A will is an important document that directs the distribution of a decedent’s end of life assets. It is through a will that a New York resident may stipulate how much money, if anything, they want to leave to their kids and grandchildren, whether they will bequeath property to relatives or charities and if they will recognize friends and other family members with distributions of wealth. When a person dies without having a will in place, their estate may be subject to the intestacy laws of the state.
Dying intestate means that a person has died without a will. If this happens, probate courts will look at what relatives the decedent has as a guide for how their assets should be distributed. If a decedent had a spouse and kids, for example, the spouse would get a $50,000 distribution in addition to one-half of the remainder of the estate. The other half of the estate would pass to the decedent’s kids.
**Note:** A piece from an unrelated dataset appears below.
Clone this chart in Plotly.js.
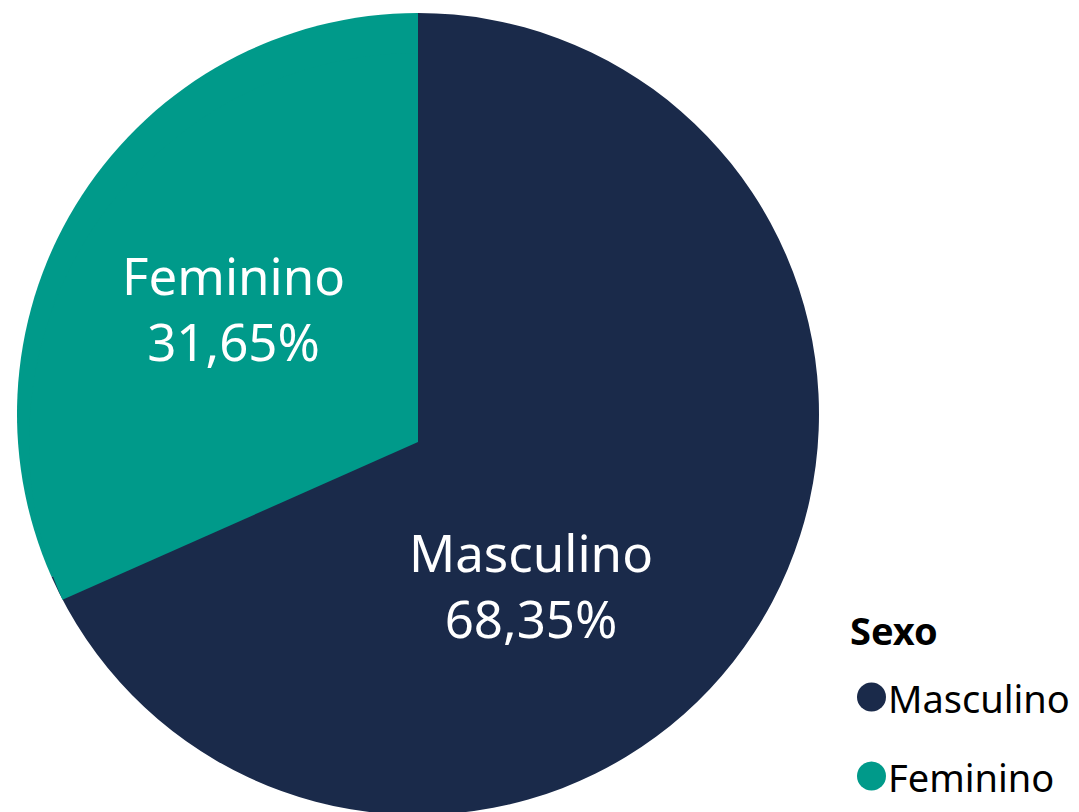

In a situation where the decedent has just a spouse or just kids and no surviving spouse, either of those parties would take their full estate. If a decedent died with no kids or spouse, their estate would pass up to their parents. If their parents did not survive them, then the decedent’s estate may pass down to their siblings.
Intestacy laws generally attempt to benefit close relatives of decedents, but they may run contrary to decedents’ wishes. Therefore, to protect one’s end of life plans for the distribution of their assets, a reader may want to talk to an estate planning attorney. This post is offered for information only and should not be used or read as legal advice.